By this definition, it’s difficult to argue that Peoples Temple wasn’t a cult. After all, they had a leader who was notoriously charismatic, and who exerted a disproportionate level of control over his congregation. Members were often overworked and overtired, their finances and sex lives regulated by leadership. Relationships with outsiders were generally discouraged, and Jones was known to sexually abuse both male and female followers. Meanwhile, an ends-justify-the-means line of thinking was employed to justify everything from faked healings to the ultimate massacre of more than 900 individuals.

Yet I can understand the impulse of Jonestown survivors, and others, to shy away from the “cult” label. It’s reductive, at best; dehumanizing, at worst.
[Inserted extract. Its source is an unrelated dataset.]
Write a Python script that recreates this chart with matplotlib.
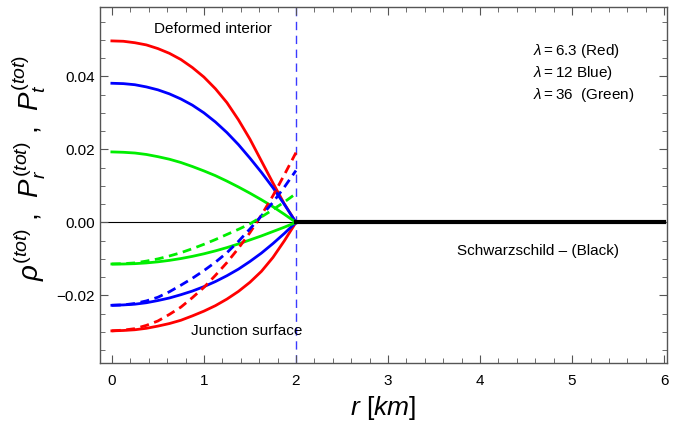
import numpy as np
import matplotlib
matplotlib.use('Agg')
import matplotlib.pyplot as plt
from matplotlib.ticker import MultipleLocator

plt.rcParams['font.family'] = ['Liberation Sans', 'DejaVu Sans']
plt.rcParams['mathtext.fontset'] = 'custom'
plt.rcParams['mathtext.rm'] = 'Liberation Sans'
plt.rcParams['mathtext.it'] = 'Liberation Sans:italic'

# radial grid inside the star (km)
r = [0.0, 0.125, 0.25, 0.375, 0.5, 0.625, 0.75, 0.875, 1.0,
     1.125, 1.25, 1.375, 1.5, 1.625, 1.75, 1.875, 2.0]

# density rho (solid, positive branch)
rho_red = [0.0497, 0.0496, 0.0492, 0.0486, 0.0476, 0.0463, 0.0446, 0.0424, 0.0398,
           0.0366, 0.0328, 0.0281, 0.0228, 0.0168, 0.0108, 0.0050, 0.0]
rho_blue = [0.0381, 0.0380, 0.0377, 0.0371, 0.0363, 0.0352, 0.0338, 0.0321, 0.0300,
            0.0275, 0.0246, 0.0213, 0.0176, 0.0137, 0.0095, 0.0049, 0.0]
rho_green = [0.0193, 0.0192, 0.0190, 0.0186, 0.0180, 0.0173, 0.0164, 0.0153, 0.0141,
             0.0128, 0.0113, 0.0097, 0.0080, 0.0062, 0.0043, 0.0022, 0.0]

# radial pressure (solid, negative branch)
pr_red = [-0.0297, -0.0296, -0.0294, -0.0290, -0.0284, -0.0277, -0.0268, -0.0256, -0.0243,
          -0.0228, -0.0210, -0.0189, -0.0164, -0.0134, -0.0096, -0.0050, 0.0]
pr_blue = [-0.0227, -0.0226, -0.0224, -0.0220, -0.0214, -0.0207, -0.0198, -0.0188, -0.0176,
           -0.0162, -0.0146, -0.0128, -0.0107, -0.0084, -0.0058, -0.0030, 0.0]
pr_green = [-0.0114, -0.0114, -0.0113, -0.0111, -0.0108, -0.0104, -0.0099, -0.0093, -0.0086,
            -0.0078, -0.0069, -0.0059, -0.0048, -0.0037, -0.0025, -0.0013, 0.0]

# tangential pressure (dashed)
pt_red = [-0.0297, -0.0295, -0.0291, -0.0282, -0.0270, -0.0252, -0.0232, -0.0206, -0.0178,
          -0.0145, -0.0110, -0.0071, -0.0028, 0.0020, 0.0073, 0.0131, 0.0191]
pt_blue = [-0.0227, -0.0226, -0.0222, -0.0215, -0.0205, -0.0190, -0.0172, -0.0153, -0.0132,
           -0.0109, -0.0083, -0.0052, -0.0018, 0.0018, 0.0055, 0.0097, 0.0142]
pt_green = [-0.0114, -0.0113, -0.0111, -0.0106, -0.0100, -0.0092, -0.0083, -0.0072, -0.0060,
            -0.0047, -0.0033, -0.0019, -0.0004, 0.0015, 0.0035, 0.0056, 0.0079]

# exterior Schwarzschild
r_ext = [2.0, 6.0]
ext_vals = [0.0, 0.0]
r_surface = 2.0

fig = plt.figure(figsize=(6.75, 4.3), dpi=100)
ax = fig.add_axes([0.148, 0.155, 0.840, 0.828])

ax.axhline(0, color='black', lw=0.8, zorder=1)
ax.axvline(r_surface, color='#3a3aff', lw=1.0, ls=(0, (6, 4)), zorder=1)

lw = 2.0
dash = (0, (3.2, 2))
green = '#00ee00'
for yv, c in [(rho_red, 'red'), (rho_blue, 'blue'), (rho_green, green)]:
    ax.plot(r, yv, color=c, lw=lw, zorder=3)
for yv, c in [(pr_red, 'red'), (pr_blue, 'blue'), (pr_green, green)]:
    ax.plot(r, yv, color=c, lw=lw, zorder=3)
for yv, c in [(pt_red, 'red'), (pt_blue, 'blue'), (pt_green, green)]:
    ax.plot(r, yv, color=c, lw=lw, ls=dash, zorder=3)
ax.plot(r_ext, ext_vals, color='black', lw=3, zorder=4)

ax.set_xlim(-0.13, 6.03)
ax.set_ylim(-0.0386, 0.0589)
ax.xaxis.set_major_locator(MultipleLocator(1))
ax.xaxis.set_minor_locator(MultipleLocator(0.2))
ax.yaxis.set_major_locator(MultipleLocator(0.02))
ax.yaxis.set_minor_locator(MultipleLocator(0.005))
ax.yaxis.set_major_formatter(plt.FuncFormatter(
    lambda v, p: ('%.2f' % v).replace('-', '\u2212') if abs(v) > 1e-9 else '0.00'))

ax.tick_params(which='both', direction='in', top=True, right=True, colors='#555555',
               labelcolor='black', labelsize=11)
ax.tick_params(which='major', length=6, width=0.8)
ax.tick_params(which='minor', length=3.5, width=0.6)
ax.tick_params(axis='x', pad=8)
for s in ax.spines.values():
    s.set_color('#555555')
    s.set_linewidth(1.0)

ax.set_xlabel(r'$r$ [$km$]', fontsize=19, labelpad=4)
ax.set_ylabel(r'$\rho^{(tot)}$ ,  $P_r^{(tot)}$ ,  $P_t^{(tot)}$', fontsize=20)
ax.yaxis.set_label_coords(-0.092, 0.55)

ax.text(1.1, 0.053, 'Deformed interior', ha='center', va='center', fontsize=11)
ax.text(1.47, -0.0297, 'Junction surface', ha='center', va='center', fontsize=11)
ax.text(4.63, -0.0078, 'Schwarzschild \u2013 (Black)', ha='center', va='center', fontsize=11)
ax.text(4.58, 0.0468, r'$\lambda = 6.3$ (Red)', ha='left', va='center', fontsize=11)
ax.text(4.58, 0.0408, r'$\lambda = 12$ Blue)', ha='left', va='center', fontsize=11)
ax.text(4.58, 0.0348, r'$\lambda = 36$  (Green)', ha='left', va='center', fontsize=11)

fig.savefig('out.png', dpi=100)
“Cult is an expression reserved for those religions of which we disapprove,” states Rebecca Moore, a religious studies scholar who lost two sisters and a nephew in Jonestown. When headlines labeled the Jonestown dead “cultists” in the days immediately following the massacre, they relegated them to the sidelines of humanity.

This made it easier for the public to distance themselves from the tragedy and its victims, dismissing them as weak, gullible, unsuited to life and unworthy of postmortem respect. Bodies weren’t autopsied.

Families were denied the timely return of their relatives’ remains. A thousand “don’t drink the Kool-Aid” jokes were launched. Is the violence of the group’s demise, and our eagerness to distance ourselves from it, ultimately to blame for the persistence of the “cult” label?

Certainly, we seldom hear of cults that don’t end catastrophically. Certainly, had Jonestown ended some other way — with Jim Jones dying of natural causes, for instance, and his followers leaving the group or carrying on without him — Peoples Temple would likely be remembered differently. As significant as the violence is, however, all kinds of violent deeds have been perpetrated in the name of religion, from wars to witch-burnings to child sex abuse cover-ups. Why isn’t the C-word applied, in these cases?

The association between “cult” and “cool” is a more recent phenomenon. We talk of cult films, cult bands, cult novels, the cult of fitness and Justin Bieber. It seems that almost anything can be called a cult, provided it has a following — a trend that feels especially meta, given the contemporary craze for cult-related media.

Popular true crime podcast My Favorite Murder even went so far as to establish a “Fan Cult,” offering members exclusive content and matching t-shirts at a cost of US$39.99 per annum.